Luckily, the air compressor will start to replenish the used-up air as soon as there’s a pressure drop. Therefore, using a compressor with a large storage tank will ensure you have enough air in reserve. Ultimately, you’ll be able to keep working without losing pressure. Units with small storage capacity put you at the risk of draining the air faster than it can be replaced. In such cases, you have to stop and wait until the air reserve reloads.
For this reason, it’s a good idea to think of the tools you plan on using before purchasing an air compressor. After all, a large unit will allow you to adjust the regulator accordingly so that you supply the correct pressure for every tool.
Pack away the unit
At last, you’ve completed your task. Now, it’s time to turn off the compressor at the mains and pull out the plug. Don’t forget to wrap it up nicely and hang it over the unit handle, so it remains tidy.
Next, you must turn off the regulator valve and run the connected tool to de-pressurize it. Only then can you safely disconnect the hose from the compressor.

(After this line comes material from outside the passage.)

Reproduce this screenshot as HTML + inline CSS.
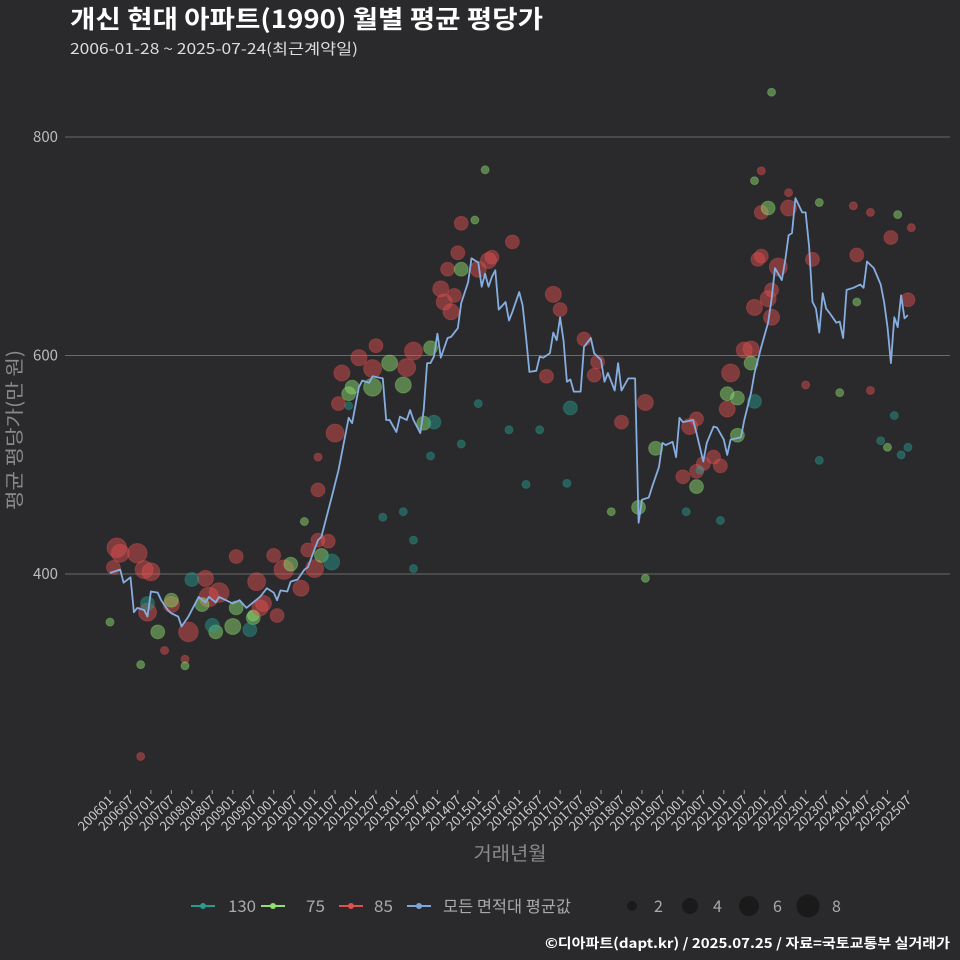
<!DOCTYPE html>
<html><head><meta charset="utf-8">
<style>
html,body{margin:0;padding:0;background:#2a2a2c;}
svg{display:block;font-family:"Noto Sans CJK KR","Liberation Sans",sans-serif;}
</style></head>
<body>
<svg id="chart" width="960" height="960" viewBox="0 0 960 960">
<rect x="0" y="0" width="960" height="960" fill="#2a2a2c"/>
<text x="70" y="28" fill="#ffffff" font-size="25" font-weight="bold" textLength="473" lengthAdjust="spacingAndGlyphs">개신 현대 아파트(1990) 월별 평균 평당가</text>
<text x="70" y="54" fill="#dddddd" font-size="15" textLength="288" lengthAdjust="spacingAndGlyphs">2006-01-28 ~ 2025-07-24(최근계약일)</text>
<g id="grid"></g>
<g id="yticks"></g>
<g id="xticks"></g>
<g id="bubbles"></g>
<g id="avgline"></g>
<text x="0" y="0" transform="translate(21,430) rotate(-90)" text-anchor="middle" fill="#8a8a8a" font-size="19" textLength="160" lengthAdjust="spacingAndGlyphs">평균 평당가(만 원)</text>
<text x="510" y="860" text-anchor="middle" fill="#8a8a8a" font-size="19" textLength="73" lengthAdjust="spacingAndGlyphs">거래년월</text>
<g>
  <g>
    <line x1="191" y1="906" x2="215" y2="906" stroke="#2a9a8e" stroke-width="2"/><circle cx="203" cy="906" r="3" fill="#2a9a8e"/>
    <text x="228" y="912" fill="#aaaaaa" font-size="16" textLength="28" lengthAdjust="spacingAndGlyphs">130</text></g>
  <g>
    <line x1="261" y1="906" x2="285" y2="906" stroke="#8fe070" stroke-width="2"/><circle cx="273" cy="906" r="3" fill="#8fe070"/>
    <text x="306" y="912" fill="#aaaaaa" font-size="16" textLength="19" lengthAdjust="spacingAndGlyphs">75</text></g>
  <g>
    <line x1="339" y1="906" x2="363" y2="906" stroke="#e05050" stroke-width="2"/><circle cx="351" cy="906" r="3" fill="#e05050"/>
    <text x="374" y="912" fill="#aaaaaa" font-size="16" textLength="19" lengthAdjust="spacingAndGlyphs">85</text></g>
  <g>
    <line x1="407" y1="906" x2="431" y2="906" stroke="#7fa6d6" stroke-width="2"/><circle cx="419" cy="906" r="3" fill="#7fa6d6"/>
    <text x="443" y="912" fill="#aaaaaa" font-size="16" textLength="128" lengthAdjust="spacingAndGlyphs">모든 면적대 평균값</text></g>
  <g>
    <circle cx="632" cy="906" r="5" fill="#1a1a1a"/><text x="654" y="912" fill="#aaaaaa" font-size="16">2</text>
    <circle cx="690" cy="906" r="8" fill="#1a1a1a"/><text x="713" y="912" fill="#aaaaaa" font-size="16">4</text>
    <circle cx="749" cy="906" r="10" fill="#1a1a1a"/><text x="773" y="912" fill="#aaaaaa" font-size="16">6</text>
    <circle cx="808" cy="906" r="11.5" fill="#1a1a1a"/><text x="832" y="912" fill="#aaaaaa" font-size="16">8</text>
  </g>
</g>
<text x="950" y="948" text-anchor="end" fill="#ffffff" font-size="13.5" font-weight="bold" textLength="405" lengthAdjust="spacingAndGlyphs">©디아파트(dapt.kr) / 2025.07.25 / 자료=국토교통부 실거래가</text>
</svg>
<script>
// month index counted from 2006-01
const lineMonths=[0,3,4,6,7,8,10,11,12,14,15,17,18,20,21,23,24,26,28,29,31,32,34,36,38,40,42,44,46,48,49,50,52,53,55,57,58,61,62,65,67,70,71,73,74,76,77,80,81,82,84,85,87,88,89,91,92,93,94,95,96,97,99,100,102,103,105,106,108,109,110,111,112,113,114,116,117,118,120,121,122,123,125,126,127,129,130,131,132,133,134,135,136,138,139,141,142,144,145,146,148,149,150,152,154,155,156,158,159,161,162,163,165,166,167,168,171,172,174,175,177,178,180,181,182,185,186,188,189,191,193,194,195,197,198,199,200,201,203,204,205,206,207,208,209,210,211,213,214,215,216,218,220,221,222,224,226,227,228,229,230,231,232,233,234];
const lineValues=[401,404,392,397,365,369,367,361,384,383,376,367,364,361,352,361,367,379,374,379,374,379,376,373,376,369,374,379,387,383,376,385,384,393,395,404,406,431,434,470,495,543,538,571,577,575,581,579,541,541,530,544,541,550,541,529,550,593,593,599,620,598,616,617,625,648,667,689,685,663,675,663,672,678,642,649,632,640,658,646,617,585,586,599,598,602,621,614,635,614,576,578,567,567,608,616,602,596,576,584,568,593,568,579,579,447,468,470,480,498,520,518,521,507,543,539,541,529,503,520,535,534,523,509,523,525,541,566,584,608,630,651,680,669,687,710,712,744,731,731,700,649,643,621,657,643,639,630,631,616,660,662,665,662,686,680,665,649,626,593,635,626,655,634,637,614,631,614,639];
// bubbles: month index, price, trade count, area type
const bubbleMonths=[2,3,8,1,10,12,11,23,18,28,29,32,37,43,45,48,51,56,58,61,60,49,66,68,67,73,77,78,87,89,97,98,100,101,99,102,103,108,111,112,118,130,132,128,139,142,143,82,77,86,71,70,92,94,103,135,95,18,14,31,36,37,42,42,41,24,30,62,65,53,27,11,44,64,61,157,150,172,170,168,172,174,177,179,181,182,186,188,189,194,193,194,196,190,191,191,199,206,219,229,234,193,155,160,172,181,184,184,188,189,0,9,9,22,22,16,57,61,70,80,86,89,89,94,103,108,107,110,117,122,126,134,147,157,169,173,179,194,189,191,199,208,204,208,226,228,232,234,230,223,218,223,235,231,214,219];
const bubbleValues=[424,419,419,406,404,402,365,347,372,396,379,383,416,393,373,417,404,387,422,431,405,362,529,584,556,598,588,609,589,604,661,649,640,655,679,694,721,679,687,690,704,656,642,581,615,582,594,593,571,573,571,565,538,607,679,552,539,376,347,347,352,369,360,362,349,395,353,417,411,409,372,373,369,430,477,557,539,542,535,489,494,501,507,499,551,584,605,606,644,635,652,660,681,688,691,731,735,688,692,708,651,735,461,515,480,565,561,527,593,558,356,317,233,322,316,330,448,507,554,452,457,431,405,508,519,556,724,770,532,482,532,483,457,396,457,495,449,841,760,769,749,740,573,504,522,516,509,516,545,568,737,731,717,729,566,649];
const bubbleCounts=[6,5,6,3,5,5,5,6,4,4,6,6,3,5,4,3,6,4,3,3,5,3,5,4,3,4,5,3,5,5,4,4,4,3,3,3,3,4,4,3,3,4,3,3,3,3,3,4,5,4,3,3,3,3,3,3,3,3,3,3,4,3,3,2,3,3,3,3,4,3,3,3,4,3,3,4,3,3,4,3,3,3,3,3,4,5,4,4,4,4,4,3,5,3,3,3,4,3,3,3,3,3,3,3,3,3,3,3,3,3,1,1,1,1,1,1,1,1,1,1,1,1,1,1,1,1,1,1,1,1,1,1,1,1,1,1,1,1,1,1,1,1,1,1,1,1,1,1,1,1,1,1,1,1,1,1];
const bubbleTypes=["85","85","85","85","85","85","85","85","85","85","85","85","85","85","85","85","85","85","85","85","85","85","85","85","85","85","85","85","85","85","85","85","85","85","85","85","85","85","85","85","85","85","85","85","85","85","85","75","75","75","75","75","75","75","75","130","130","75","75","75","75","75","75","75","130","130","130","75","130","75","75","130","85","85","85","85","85","85","85","85","85","85","85","85","85","85","85","85","85","85","85","85","85","85","85","85","85","85","85","85","85","75","75","75","75","75","75","75","75","130","75","75","85","85","75","85","75","85","130","130","130","130","130","130","130","130","75","75","130","130","130","130","75","75","130","130","130","75","75","85","85","75","85","130","130","75","130","130","130","85","85","85","85","75","75"];
const yTicks=[400,600,800];
const typeColors={"130":"#2a9a8e","75":"#8fe070","85":"#e05050"};

const NS="http://www.w3.org/2000/svg";
function xScale(m){return 110+m*3.41;}
function yScale(v){return 574-(v-400)*1.0925;}
function mk(tag,attrs,parent){const e=document.createElementNS(NS,tag);for(const k in attrs)e.setAttribute(k,attrs[k]);parent.appendChild(e);return e;}

const grid=document.getElementById('grid'),yt=document.getElementById('yticks'),xt=document.getElementById('xticks');
yTicks.forEach(v=>{
  const l=mk('line',{x1:65,x2:950,y1:yScale(v),y2:yScale(v),stroke:'#6a6a6a','stroke-width':1},grid);
  
  
  const t=mk('text',{x:58,y:yScale(v)+5,'text-anchor':'end',fill:'#bbbbbb','font-size':15},yt);
  t.textContent=v;
  
  
});
for(let m=0;m<=234;m+=6){
  const x=xScale(m);
  const yr=2006+Math.floor(m/12),mo=(m%12)+1;
  const lab=yr+(mo<10?'0':'')+mo;
  const tk=mk('line',{x1:x,x2:x,y1:790,y2:794,stroke:'#999','stroke-width':1},xt);
  
  
  const t=mk('text',{x:0,y:0,transform:`translate(${x+4},${801}) rotate(-45)`,'text-anchor':'end',fill:'#cccccc','font-size':13},xt);
  t.textContent=lab;
  
  
}
const bg=document.getElementById('bubbles');
for(let i=0;i<bubbleMonths.length;i++){
  const c=typeColors[bubbleTypes[i]]||"#8fe070";
  const r=Math.sqrt(bubbleCounts[i])*4;
  const b=mk('circle',{cx:xScale(bubbleMonths[i]),cy:yScale(bubbleValues[i]),r:r,fill:c,'fill-opacity':0.48,stroke:c,'stroke-opacity':0.35,'stroke-width':1},bg);
  
  
}
const al=document.getElementById('avgline');
const pts=lineMonths.map((m,i)=>xScale(m).toFixed(1)+','+yScale(lineValues[i]).toFixed(1)).join(' ');
const pl=mk('polyline',{points:pts,fill:'none',stroke:'#86aee0','stroke-width':1.8,'stroke-linejoin':'round'},al);


</script>
</body></html>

Make sure you ravel the hose neatly and hang it somewhere safe.
Finally, don’t forget to drain off the remaining air in the compressor tank. Moreover, you should empty out any condensate leftovers in it. While most compressors may naturally expel the remaining pressure gradually, some do not. In turn, you’ll have to release the tension manually through the release valve. Simply open it a little at a time to prevent unexpected blowups.
Now that you have more knowledge on the matter, you can safely start using your air compressor. Moreover, you’ll give it proper and regular maintenance to prolong its life. After all, operating with confidence requires some essential understanding of how a tool works. In this regard, it’s safe to say that you can make the most out of your air compressor unit.